Таким образом, можно сказать, что народ в целом сделал свой выбор — граждане России после 7 лет неолиберального эксперимента в большинстве своем выступают за смешанную экономику с доминирующим общественным сектором. Вообще-то настроения масс не так сильно изменились с 1991-92 гг. Если с определенными оговорками можно говорить, что жители бывшего Советского Союза в начале 90-х хотели капитализма, то большинства, поддерживавшего неолиберальную модель, не было никогда. Большинство населения, приветствуя внедрение рынка, всегда отрицательно относилось к приватизации крупных заводов. По сравнению с теми временами общественное мнение лишь полевело и радикализировалось еще больше.
Крах неолиберальной модели в 1998 г. поставил страну перед необходимостью начинать процесс экономических реформ как бы заново, только в значительно худших условиях.

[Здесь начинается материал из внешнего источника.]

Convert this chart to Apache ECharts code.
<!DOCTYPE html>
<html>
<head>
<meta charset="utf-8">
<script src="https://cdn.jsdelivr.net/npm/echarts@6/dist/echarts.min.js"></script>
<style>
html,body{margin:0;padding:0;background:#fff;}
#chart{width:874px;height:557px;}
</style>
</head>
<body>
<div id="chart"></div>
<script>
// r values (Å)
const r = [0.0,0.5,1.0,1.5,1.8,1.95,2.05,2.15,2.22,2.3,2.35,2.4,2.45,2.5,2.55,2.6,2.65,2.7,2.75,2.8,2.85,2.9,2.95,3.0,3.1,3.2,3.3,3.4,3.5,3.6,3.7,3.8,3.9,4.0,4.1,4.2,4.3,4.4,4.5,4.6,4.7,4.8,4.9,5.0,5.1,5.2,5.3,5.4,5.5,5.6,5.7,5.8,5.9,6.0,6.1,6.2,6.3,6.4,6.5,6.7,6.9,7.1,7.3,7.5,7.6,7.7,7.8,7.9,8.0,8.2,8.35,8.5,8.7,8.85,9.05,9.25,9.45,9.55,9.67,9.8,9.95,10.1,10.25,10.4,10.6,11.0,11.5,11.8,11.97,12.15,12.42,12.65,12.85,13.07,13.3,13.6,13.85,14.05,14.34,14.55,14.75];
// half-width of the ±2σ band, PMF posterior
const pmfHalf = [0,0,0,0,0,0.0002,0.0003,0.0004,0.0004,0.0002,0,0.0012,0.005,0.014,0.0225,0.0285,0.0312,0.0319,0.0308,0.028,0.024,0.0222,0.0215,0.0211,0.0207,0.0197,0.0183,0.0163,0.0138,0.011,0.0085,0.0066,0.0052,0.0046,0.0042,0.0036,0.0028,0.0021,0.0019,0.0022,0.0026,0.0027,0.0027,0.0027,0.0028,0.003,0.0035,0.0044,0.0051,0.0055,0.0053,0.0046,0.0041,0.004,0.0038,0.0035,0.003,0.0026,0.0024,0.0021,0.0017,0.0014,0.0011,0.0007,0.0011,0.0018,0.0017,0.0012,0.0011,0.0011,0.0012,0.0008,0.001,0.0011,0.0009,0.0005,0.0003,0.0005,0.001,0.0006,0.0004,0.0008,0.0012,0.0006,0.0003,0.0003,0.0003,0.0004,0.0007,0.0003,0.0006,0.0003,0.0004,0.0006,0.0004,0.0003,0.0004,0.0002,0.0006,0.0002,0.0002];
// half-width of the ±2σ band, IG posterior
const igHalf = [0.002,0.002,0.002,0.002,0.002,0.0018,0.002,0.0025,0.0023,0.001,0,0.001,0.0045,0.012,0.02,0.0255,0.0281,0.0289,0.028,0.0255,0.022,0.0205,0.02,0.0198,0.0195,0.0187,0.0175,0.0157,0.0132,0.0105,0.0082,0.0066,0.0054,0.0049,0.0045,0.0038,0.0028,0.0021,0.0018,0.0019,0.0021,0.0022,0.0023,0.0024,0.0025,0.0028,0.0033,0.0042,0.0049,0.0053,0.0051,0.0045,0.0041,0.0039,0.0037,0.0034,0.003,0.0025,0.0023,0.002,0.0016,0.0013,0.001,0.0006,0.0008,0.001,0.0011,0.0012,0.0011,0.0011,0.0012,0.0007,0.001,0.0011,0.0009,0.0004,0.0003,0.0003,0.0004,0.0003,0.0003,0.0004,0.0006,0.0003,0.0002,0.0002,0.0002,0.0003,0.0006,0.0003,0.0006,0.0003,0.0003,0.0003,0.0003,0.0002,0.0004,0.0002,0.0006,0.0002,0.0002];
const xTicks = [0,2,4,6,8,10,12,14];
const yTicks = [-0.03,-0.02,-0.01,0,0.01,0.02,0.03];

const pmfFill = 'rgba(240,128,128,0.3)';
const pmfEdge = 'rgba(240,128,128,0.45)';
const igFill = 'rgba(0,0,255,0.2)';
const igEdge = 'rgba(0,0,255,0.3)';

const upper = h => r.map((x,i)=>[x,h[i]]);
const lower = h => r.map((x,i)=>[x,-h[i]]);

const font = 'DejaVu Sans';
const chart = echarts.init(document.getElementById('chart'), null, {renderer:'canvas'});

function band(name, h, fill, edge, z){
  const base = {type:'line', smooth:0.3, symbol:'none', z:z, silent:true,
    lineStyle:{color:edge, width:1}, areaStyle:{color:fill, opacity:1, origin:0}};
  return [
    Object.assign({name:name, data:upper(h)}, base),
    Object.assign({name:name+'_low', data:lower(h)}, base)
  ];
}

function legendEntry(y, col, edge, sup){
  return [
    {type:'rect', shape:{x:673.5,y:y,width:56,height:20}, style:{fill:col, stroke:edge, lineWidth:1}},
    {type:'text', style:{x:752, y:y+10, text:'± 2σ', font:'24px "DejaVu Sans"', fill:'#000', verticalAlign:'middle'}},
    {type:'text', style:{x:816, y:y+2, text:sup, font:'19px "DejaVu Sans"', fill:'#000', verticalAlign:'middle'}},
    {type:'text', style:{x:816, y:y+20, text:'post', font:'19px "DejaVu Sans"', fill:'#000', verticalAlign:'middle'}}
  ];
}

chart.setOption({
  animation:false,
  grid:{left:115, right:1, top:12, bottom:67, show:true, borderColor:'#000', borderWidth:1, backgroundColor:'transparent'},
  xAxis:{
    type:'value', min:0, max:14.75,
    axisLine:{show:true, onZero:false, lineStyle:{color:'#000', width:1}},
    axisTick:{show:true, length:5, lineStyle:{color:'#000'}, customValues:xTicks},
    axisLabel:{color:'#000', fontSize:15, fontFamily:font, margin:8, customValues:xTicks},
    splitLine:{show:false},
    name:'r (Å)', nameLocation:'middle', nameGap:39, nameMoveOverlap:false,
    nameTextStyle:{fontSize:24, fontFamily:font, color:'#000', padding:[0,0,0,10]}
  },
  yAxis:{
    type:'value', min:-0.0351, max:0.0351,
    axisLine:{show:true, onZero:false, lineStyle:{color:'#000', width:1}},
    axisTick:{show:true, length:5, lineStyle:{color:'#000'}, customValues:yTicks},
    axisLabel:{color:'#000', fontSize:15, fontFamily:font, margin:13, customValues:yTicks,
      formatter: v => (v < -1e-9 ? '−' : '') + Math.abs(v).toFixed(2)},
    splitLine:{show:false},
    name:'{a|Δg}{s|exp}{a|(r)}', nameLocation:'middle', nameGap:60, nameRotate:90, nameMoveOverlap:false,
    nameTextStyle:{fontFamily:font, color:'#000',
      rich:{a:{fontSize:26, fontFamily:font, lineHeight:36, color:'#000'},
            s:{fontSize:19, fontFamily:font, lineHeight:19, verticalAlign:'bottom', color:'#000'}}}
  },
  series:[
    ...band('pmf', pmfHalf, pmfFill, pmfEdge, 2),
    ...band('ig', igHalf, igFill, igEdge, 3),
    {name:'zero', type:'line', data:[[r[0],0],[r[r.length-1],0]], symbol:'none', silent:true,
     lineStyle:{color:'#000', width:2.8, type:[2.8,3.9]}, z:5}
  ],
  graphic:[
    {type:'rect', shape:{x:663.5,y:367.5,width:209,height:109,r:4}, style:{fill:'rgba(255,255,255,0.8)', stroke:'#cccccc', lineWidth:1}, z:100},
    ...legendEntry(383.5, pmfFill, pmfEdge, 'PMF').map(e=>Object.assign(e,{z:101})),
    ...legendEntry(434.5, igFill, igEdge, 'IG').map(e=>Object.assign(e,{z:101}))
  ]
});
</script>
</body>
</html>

Несмотря на призывы средств массовой информации по второму разу пройти весь курс шоковой терапии и либерализации по рецептам Международного валютного фонда, совершенно очевидно, что политические силы, пытающиеся вести страну в этом направлении, были полностью деморализованы, а их социальная база подорвана. Кризис 1998 г. разорил средние слои, а олигархов поставил на грань финансового краха. Единственным реальным выходом оставалась политика, нацеленная на возрождение промышленности, а единственной силой, способной ее проводить — государство.
Удешевление рубля в принципе создало более благоприятные возможности для отечественного производства. И в самом деле, предприятия неожиданно обнаружили, что их товары, которые еще вчера были никому не нужны, за два-три дня вдруг сделались невероятно конкурентоспособными. Импорт упал и российская промышленность без боя завоевала новые рынки. Падение импорта улучшило торговый баланс, что в принципе должно было содействовать стабилизации российской валюты. Но предприятия были обескровлены многолетним отсутствием инвестиций, уходом квалифицированных кадров. Хозяйственные связи между регионами были разрушены. Аналогичным было и положение на селе. Крупный рогатый скот был давно забит, поля заросли сорняками, техника развалилась. В итоге не удавалось наращивать производство даже тогда, когда на товар был бешеный спрос.
Спасти ситуацию могло только вмешательство государства. Промышленности требовались крупные общественные инвестиции для модернизации и завоевания рынков. Огромный технологический потенциал военно-промышленного сектора все еще мог быть использован для мирных целей, но лишь при условии, что средства, поступающие от продажи нефти и газа, стали бы направляться на конверсию. Для наведения порядка требовалась жесткая борьба с коррупцией и четкое выполнение принимаемых решений. Без контроля над капиталовложениями обеспечить все это было невозможно, а без устранения со сцены олигархов и национализации их собственности не могло быть и контроля за капиталовложениями.
Правительство Евгения Примакова, первоначально возникшее как компромисс между коммунистами и парламентским правым центром, быстро превратилось в правительство левого центра. Правые политики либо покинули его, либо оказались подчинены представителям левых — вице-премьеру Юрию Маслюкову и главе Центробанка Виктору Геращенко. В то же время и по отношению к руководству компартии правительство все больше выступало как самостоятельная сила. Руководство КПРФ, имея большинство в парламенте, дискредитировало себя непоследовательностью, соглашательством и своими попытками прикрыть отсутствие принципиального курса националистической риторикой. Большинство населения, возмущенное результатами правления неолибералов и не доверяющее коммунистам, возлагало надежды на кабинет Примакова. Рейтинг премьера стал стремительно расти. Другой вопрос, могло ли правительство эти надежды оправдать? Официальными целями правительства были объявлены «поддержка населения, социальная переориентация рынка, возрождение реального сектора и на этой основе — ускоренное восстановление конкурентоспособности России»4). Кабинет обещал усилить государственное регулирование, одновременно гарантировав, что «потрясений не будет». Не будет и передела собственности — «ни в форме повального ускоренного банкротства, ни в форме повальной национализации»5).